━━━━━ MATERIAL ━━━━━

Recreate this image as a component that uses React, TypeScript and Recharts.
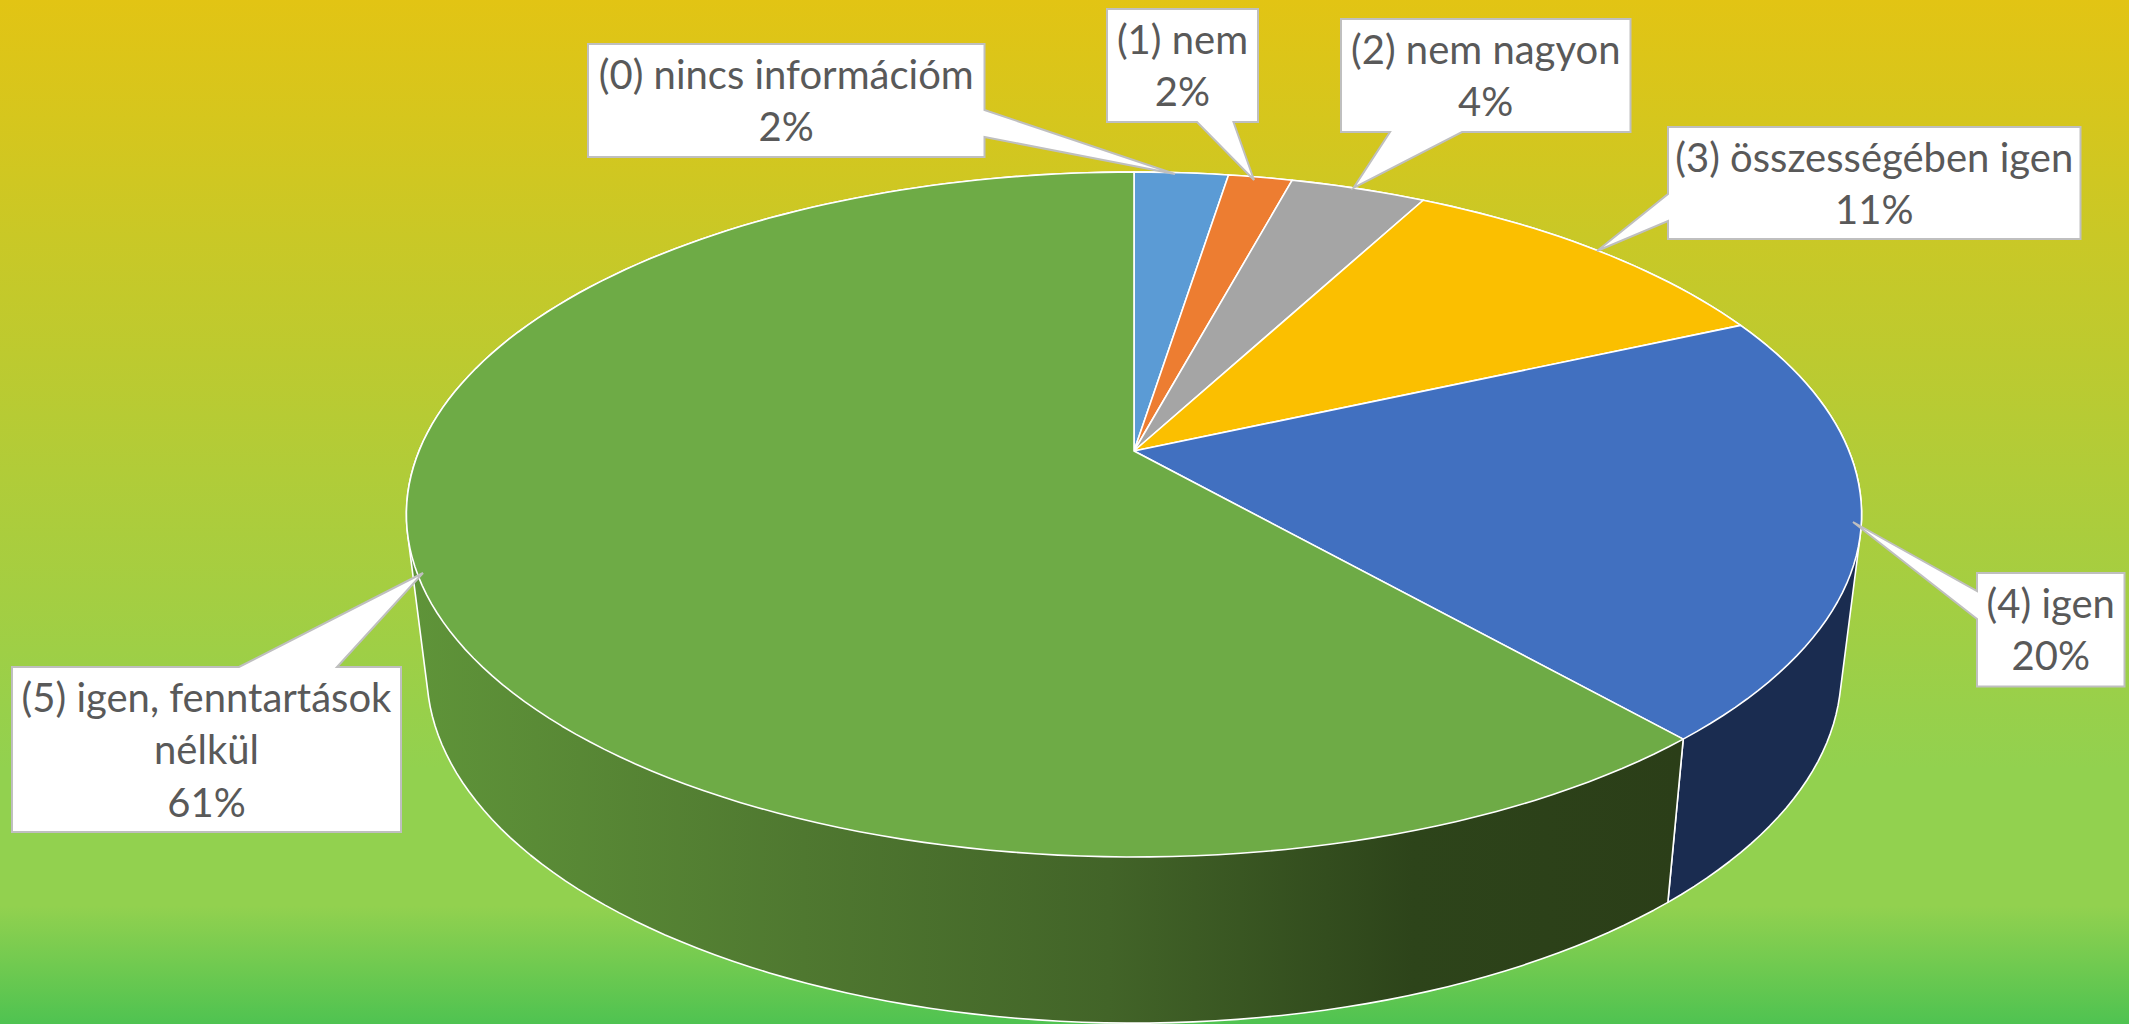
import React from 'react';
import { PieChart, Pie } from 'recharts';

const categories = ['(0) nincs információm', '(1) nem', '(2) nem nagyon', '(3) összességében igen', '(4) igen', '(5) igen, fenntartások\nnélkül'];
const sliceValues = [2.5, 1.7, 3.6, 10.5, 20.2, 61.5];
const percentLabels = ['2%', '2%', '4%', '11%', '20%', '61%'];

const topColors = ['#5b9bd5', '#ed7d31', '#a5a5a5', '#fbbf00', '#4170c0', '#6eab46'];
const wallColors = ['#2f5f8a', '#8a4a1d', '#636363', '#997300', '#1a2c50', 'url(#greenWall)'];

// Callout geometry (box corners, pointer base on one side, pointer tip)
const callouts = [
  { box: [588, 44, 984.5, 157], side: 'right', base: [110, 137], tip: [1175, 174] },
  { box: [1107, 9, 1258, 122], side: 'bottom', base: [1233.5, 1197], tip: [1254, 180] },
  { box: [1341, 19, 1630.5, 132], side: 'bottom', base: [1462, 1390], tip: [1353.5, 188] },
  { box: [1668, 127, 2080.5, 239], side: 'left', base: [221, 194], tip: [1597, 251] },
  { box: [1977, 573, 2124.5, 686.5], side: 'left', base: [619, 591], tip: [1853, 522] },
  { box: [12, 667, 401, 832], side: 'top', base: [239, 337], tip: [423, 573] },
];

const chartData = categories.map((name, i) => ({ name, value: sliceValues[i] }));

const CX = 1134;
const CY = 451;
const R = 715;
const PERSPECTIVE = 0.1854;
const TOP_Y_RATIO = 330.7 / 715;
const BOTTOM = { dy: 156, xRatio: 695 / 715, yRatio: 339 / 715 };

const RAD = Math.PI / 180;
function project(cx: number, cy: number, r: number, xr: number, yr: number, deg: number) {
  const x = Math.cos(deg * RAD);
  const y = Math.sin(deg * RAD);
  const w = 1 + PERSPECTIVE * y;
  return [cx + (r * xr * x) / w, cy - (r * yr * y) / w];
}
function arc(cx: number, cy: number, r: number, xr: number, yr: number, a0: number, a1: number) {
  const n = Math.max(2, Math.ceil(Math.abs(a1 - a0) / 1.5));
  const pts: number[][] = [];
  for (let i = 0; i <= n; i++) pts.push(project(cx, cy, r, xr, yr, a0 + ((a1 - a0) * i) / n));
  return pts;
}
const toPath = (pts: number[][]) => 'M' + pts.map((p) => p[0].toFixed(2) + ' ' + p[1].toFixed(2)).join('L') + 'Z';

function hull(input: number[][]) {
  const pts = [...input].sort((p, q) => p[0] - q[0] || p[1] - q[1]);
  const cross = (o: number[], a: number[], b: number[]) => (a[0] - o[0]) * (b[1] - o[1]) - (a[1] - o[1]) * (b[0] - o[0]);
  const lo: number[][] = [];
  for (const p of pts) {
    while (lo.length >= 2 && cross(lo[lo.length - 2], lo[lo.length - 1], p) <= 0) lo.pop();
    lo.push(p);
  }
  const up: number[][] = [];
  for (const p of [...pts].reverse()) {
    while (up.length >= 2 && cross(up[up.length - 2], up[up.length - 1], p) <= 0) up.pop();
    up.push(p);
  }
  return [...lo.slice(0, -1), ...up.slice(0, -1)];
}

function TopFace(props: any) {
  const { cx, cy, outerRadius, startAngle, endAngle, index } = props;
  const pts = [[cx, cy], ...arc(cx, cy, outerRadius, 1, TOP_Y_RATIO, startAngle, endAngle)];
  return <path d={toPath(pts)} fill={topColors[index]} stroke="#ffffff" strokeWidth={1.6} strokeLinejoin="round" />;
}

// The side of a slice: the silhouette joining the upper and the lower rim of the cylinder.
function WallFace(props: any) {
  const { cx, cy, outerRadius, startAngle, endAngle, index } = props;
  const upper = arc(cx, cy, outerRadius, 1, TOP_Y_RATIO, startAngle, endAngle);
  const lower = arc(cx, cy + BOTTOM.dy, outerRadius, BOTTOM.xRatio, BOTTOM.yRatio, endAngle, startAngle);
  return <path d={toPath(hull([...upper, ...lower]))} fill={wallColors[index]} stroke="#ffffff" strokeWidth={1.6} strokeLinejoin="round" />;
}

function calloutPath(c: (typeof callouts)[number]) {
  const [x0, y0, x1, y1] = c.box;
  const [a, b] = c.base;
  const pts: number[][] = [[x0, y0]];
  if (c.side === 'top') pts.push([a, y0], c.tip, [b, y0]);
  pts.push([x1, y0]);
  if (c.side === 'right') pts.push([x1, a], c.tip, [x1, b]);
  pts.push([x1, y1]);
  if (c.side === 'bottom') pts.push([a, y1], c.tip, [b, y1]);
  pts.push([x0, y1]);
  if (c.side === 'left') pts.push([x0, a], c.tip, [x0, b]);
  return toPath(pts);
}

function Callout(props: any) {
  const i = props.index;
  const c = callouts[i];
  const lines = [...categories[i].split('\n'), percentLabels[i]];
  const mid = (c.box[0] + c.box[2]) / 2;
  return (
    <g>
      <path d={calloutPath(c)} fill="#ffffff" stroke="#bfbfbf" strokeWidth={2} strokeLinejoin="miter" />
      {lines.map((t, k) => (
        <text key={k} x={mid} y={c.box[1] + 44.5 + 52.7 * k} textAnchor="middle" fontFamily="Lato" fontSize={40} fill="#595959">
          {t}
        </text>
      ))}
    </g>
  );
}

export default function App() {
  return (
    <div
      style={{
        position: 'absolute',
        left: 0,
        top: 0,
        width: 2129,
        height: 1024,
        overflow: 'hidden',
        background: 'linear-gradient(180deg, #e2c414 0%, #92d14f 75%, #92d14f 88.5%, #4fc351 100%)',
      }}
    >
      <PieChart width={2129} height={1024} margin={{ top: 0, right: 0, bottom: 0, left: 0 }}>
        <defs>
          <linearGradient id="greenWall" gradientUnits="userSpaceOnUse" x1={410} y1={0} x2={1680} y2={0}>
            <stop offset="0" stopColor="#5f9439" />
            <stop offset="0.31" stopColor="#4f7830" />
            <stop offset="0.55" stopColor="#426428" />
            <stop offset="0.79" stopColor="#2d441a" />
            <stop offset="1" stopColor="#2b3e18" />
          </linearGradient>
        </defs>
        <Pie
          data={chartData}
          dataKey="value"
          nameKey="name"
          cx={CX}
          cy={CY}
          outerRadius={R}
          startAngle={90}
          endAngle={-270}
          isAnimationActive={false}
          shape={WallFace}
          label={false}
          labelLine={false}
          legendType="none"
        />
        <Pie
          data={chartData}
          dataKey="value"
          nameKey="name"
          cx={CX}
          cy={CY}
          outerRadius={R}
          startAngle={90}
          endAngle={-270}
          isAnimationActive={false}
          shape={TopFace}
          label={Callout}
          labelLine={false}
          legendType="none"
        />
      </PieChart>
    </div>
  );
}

━━━━━
━━━━━ MATERIAL ━━━━━

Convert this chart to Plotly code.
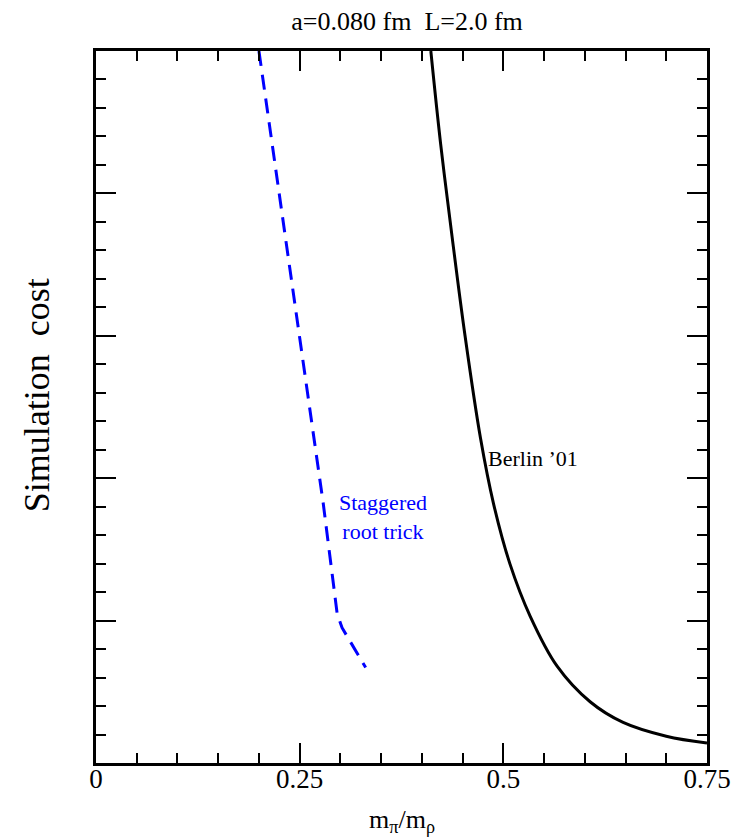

━━━━━
━━━━━ MATERIAL ━━━━━

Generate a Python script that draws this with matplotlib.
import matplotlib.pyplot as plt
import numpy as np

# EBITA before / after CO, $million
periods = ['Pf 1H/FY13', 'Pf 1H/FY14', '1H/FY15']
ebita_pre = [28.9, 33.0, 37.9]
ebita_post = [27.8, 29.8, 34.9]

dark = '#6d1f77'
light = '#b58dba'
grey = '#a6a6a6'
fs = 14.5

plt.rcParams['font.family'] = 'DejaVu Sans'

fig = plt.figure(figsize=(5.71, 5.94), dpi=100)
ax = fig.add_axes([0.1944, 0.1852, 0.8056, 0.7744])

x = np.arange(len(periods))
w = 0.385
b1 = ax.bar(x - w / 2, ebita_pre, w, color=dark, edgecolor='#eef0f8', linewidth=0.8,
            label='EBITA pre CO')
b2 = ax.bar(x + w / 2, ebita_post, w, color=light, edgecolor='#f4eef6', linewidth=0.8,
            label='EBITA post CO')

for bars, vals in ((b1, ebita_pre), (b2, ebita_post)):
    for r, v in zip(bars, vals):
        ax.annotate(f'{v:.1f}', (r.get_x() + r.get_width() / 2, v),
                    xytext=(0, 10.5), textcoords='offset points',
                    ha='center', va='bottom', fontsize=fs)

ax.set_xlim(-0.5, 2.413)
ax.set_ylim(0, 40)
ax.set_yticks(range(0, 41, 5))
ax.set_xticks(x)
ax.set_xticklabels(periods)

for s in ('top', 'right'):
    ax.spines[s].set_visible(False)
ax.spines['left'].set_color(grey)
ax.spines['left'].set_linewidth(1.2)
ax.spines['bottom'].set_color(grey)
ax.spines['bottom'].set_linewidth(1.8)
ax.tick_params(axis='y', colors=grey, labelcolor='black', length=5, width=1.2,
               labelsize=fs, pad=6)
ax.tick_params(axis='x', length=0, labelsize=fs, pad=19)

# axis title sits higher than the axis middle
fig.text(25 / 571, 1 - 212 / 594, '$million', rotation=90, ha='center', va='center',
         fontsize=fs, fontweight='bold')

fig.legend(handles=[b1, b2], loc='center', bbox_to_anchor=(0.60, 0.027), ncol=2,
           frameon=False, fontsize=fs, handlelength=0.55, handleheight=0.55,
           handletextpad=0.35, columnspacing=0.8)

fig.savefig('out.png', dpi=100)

━━━━━

Repeat the lines between those holding "Recreate this image" and "const chartData = categories.map((name, i)", inclusive. Pictures stay out.

Recreate this image as a component that uses React, TypeScript and Recharts.
import React from 'react';
import { PieChart, Pie } from 'recharts';

const categories = ['(0) nincs információm', '(1) nem', '(2) nem nagyon', '(3) összességében igen', '(4) igen', '(5) igen, fenntartások\nnélkül'];
const sliceValues = [2.5, 1.7, 3.6, 10.5, 20.2, 61.5];
const percentLabels = ['2%', '2%', '4%', '11%', '20%', '61%'];

const topColors = ['#5b9bd5', '#ed7d31', '#a5a5a5', '#fbbf00', '#4170c0', '#6eab46'];
const wallColors = ['#2f5f8a', '#8a4a1d', '#636363', '#997300', '#1a2c50', 'url(#greenWall)'];

// Callout geometry (box corners, pointer base on one side, pointer tip)
const callouts = [
  { box: [588, 44, 984.5, 157], side: 'right', base: [110, 137], tip: [1175, 174] },
  { box: [1107, 9, 1258, 122], side: 'bottom', base: [1233.5, 1197], tip: [1254, 180] },
  { box: [1341, 19, 1630.5, 132], side: 'bottom', base: [1462, 1390], tip: [1353.5, 188] },
  { box: [1668, 127, 2080.5, 239], side: 'left', base: [221, 194], tip: [1597, 251] },
  { box: [1977, 573, 2124.5, 686.5], side: 'left', base: [619, 591], tip: [1853, 522] },
  { box: [12, 667, 401, 832], side: 'top', base: [239, 337], tip: [423, 573] },
];

const chartData = categories.map((name, i) => ({ name, value: sliceValues[i] }));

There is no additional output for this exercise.